Troy Turnipseed is good as Buck, and he's reached a point where he's invited Alex to move in with him and share his life, but Alex (Seth Ward Pyatt) is generally unwilling to make the commitment until Matt (Antonio Rodriguez) shows up and it's clear that the magic is no longer there between them. Pyatt is a little tired and flat (perhaps due to his directing the second show in addition to starring in this one), and thus it's hard to imagine him as the object of desire for either Matt or Buck, but he tries hard and that counts for a lot here. Rodriguez suffers from an underdeveloped character that's spends too much time offstage to make a real impression. Keith Thompson is a firecracker as Terry, and he does his best to enliven the proceedings, even performing a game dance to "Nevertheless" (choreographed by Janet Strzelec) to try to entice the disinterested Buck. Devin Przygoda also appears as a married man that Terry picks up on the Staten Island ferry, but isn't really given much to do with yet another underwritten part.

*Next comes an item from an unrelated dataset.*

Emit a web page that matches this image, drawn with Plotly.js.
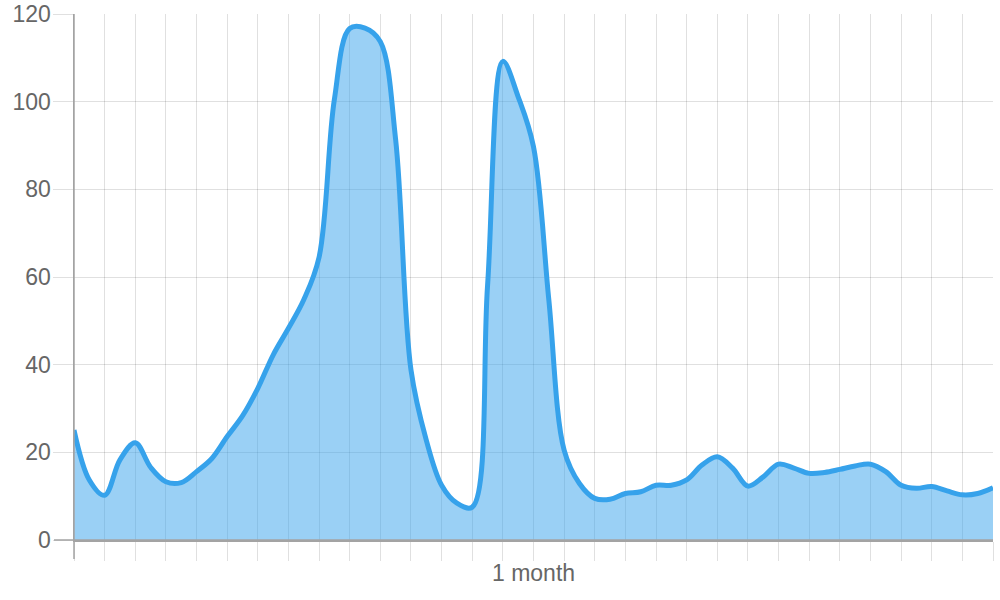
<!DOCTYPE html>
<html>
<head>
<meta charset="utf-8">
<script src="https://cdn.plot.ly/plotly-3.0.1.min.js"></script>
<style>html,body{margin:0;padding:0;background:#fff;}#chart{width:1000px;height:600px;}</style>
</head>
<body>
<div id="chart"></div>
<script>
// x positions in days (half-day sampling)
const xDays = [];
for (let k = 0; k <= 60; k++) xDays.push(k / 2);
const values = [
  25.1, 13.7, 10.2, 18.3, 22.2, 16.6, 13.3, 13.1, 15.6, 18.6,
  23.6, 28.3, 34.6, 42.2, 48.3, 54.8, 64.5, 100.5, 116.7, 116.8,
  113.7, 91.3, 38.8, 22.8, 12.5, 8.4, 7.5, 58.0, 109.2, 101.1,
  89.7, 54.8, 20.5, 12.9, 9.5, 9.3, 10.6, 11.0, 12.5, 12.5,
  13.7, 17.1, 19.0, 16.4, 12.3, 14.4, 17.3, 16.4, 15.2, 15.4,
  16.1, 16.9, 17.3, 15.6, 12.5, 11.8, 12.2, 11.2, 10.3, 10.6,
  11.9
];
const xTickVals = [];
const xTickLabels = [];
for (let i = 0; i <= 30; i++) { xTickVals.push(i); xTickLabels.push(i === 15 ? '1 month' : ''); }
const yTickVals = [0, 20, 40, 60, 80, 100, 120];

const trace = {
  x: xDays, y: values, type: 'scatter', mode: 'lines',
  line: {color: '#36a2eb', width: 5, shape: 'spline', smoothing: 1},
  fill: 'tozeroy', fillcolor: 'rgba(54,162,235,0.5)',
  hoverinfo: 'skip'
};
const axisGrey = '#a3a3a3';
const layout = {
  width: 1000, height: 600,
  margin: {l: 74, r: 7, t: 14, b: 60},
  paper_bgcolor: '#fff', plot_bgcolor: '#fff',
  showlegend: false,
  font: {family: 'Liberation Sans, Arial, sans-serif', size: 23, color: '#666'},
  xaxis: {
    range: [0, 30], tickvals: xTickVals, ticktext: xTickLabels,
    showgrid: true, gridcolor: 'rgba(0,0,0,0.12)', gridwidth: 1,
    ticks: 'outside', ticklen: 19, tickcolor: 'rgba(0,0,0,0.12)', tickwidth: 1,
    showline: true, linecolor: axisGrey, linewidth: 1.5,
    zeroline: false, tickfont: {size: 23, color: '#666'},
    ticklabelstandoff: -7
  },
  yaxis: {
    range: [0, 120], tickvals: yTickVals,
    showgrid: true, gridcolor: 'rgba(0,0,0,0.12)', gridwidth: 1,
    ticks: 'outside', ticklen: 20, tickcolor: 'rgba(0,0,0,0.12)', tickwidth: 1,
    showline: true, linecolor: axisGrey, linewidth: 1.5,
    zeroline: false, tickfont: {size: 23, color: '#666'},
    ticklabelstandoff: -3
  },
  shapes: [
    {type: 'line', xref: 'paper', yref: 'paper', x0: 0, x1: 0, y0: -19/526, y1: 1,
     line: {color: axisGrey, width: 1.5}, layer: 'above'},
    {type: 'line', xref: 'paper', yref: 'paper', x0: -20/919, x1: 1, y0: 0, y1: 0,
     line: {color: axisGrey, width: 1.5}, layer: 'above'}
  ]
};
Plotly.newPlot('chart', [trace], layout, {displayModeBar: false, staticPlot: true});
</script>
</body>
</html>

Marsha Hollander Parker's direction is a bit lifeless, and the the show really doesn't take off the way it should, or could. There's good chemistry between these actors, but they just seem to be stepping on each other's lines rather than interacting in any sort of true farcical fashion. The old TV show Three's Company is brought up more than once, and it may not be fondly remembered by some, but at least it had a maniacal energy that glossed over the hackneyed scripts it offered up on a weekly basis. GP Hunsaker's set is a study in decay and disarray, and it fits the author's concept well. Steven Miller's lighting works well, and Alexandra Scibetta Quigley's costuming provides apt fits for the characters.
There certainly are some things to like about The Crumple Zone (especially Thompson's manic performance), but it needs to be tightened up considerably in order to fully engage. This production continues through July 24, 2011 at the Gaslight Theatre.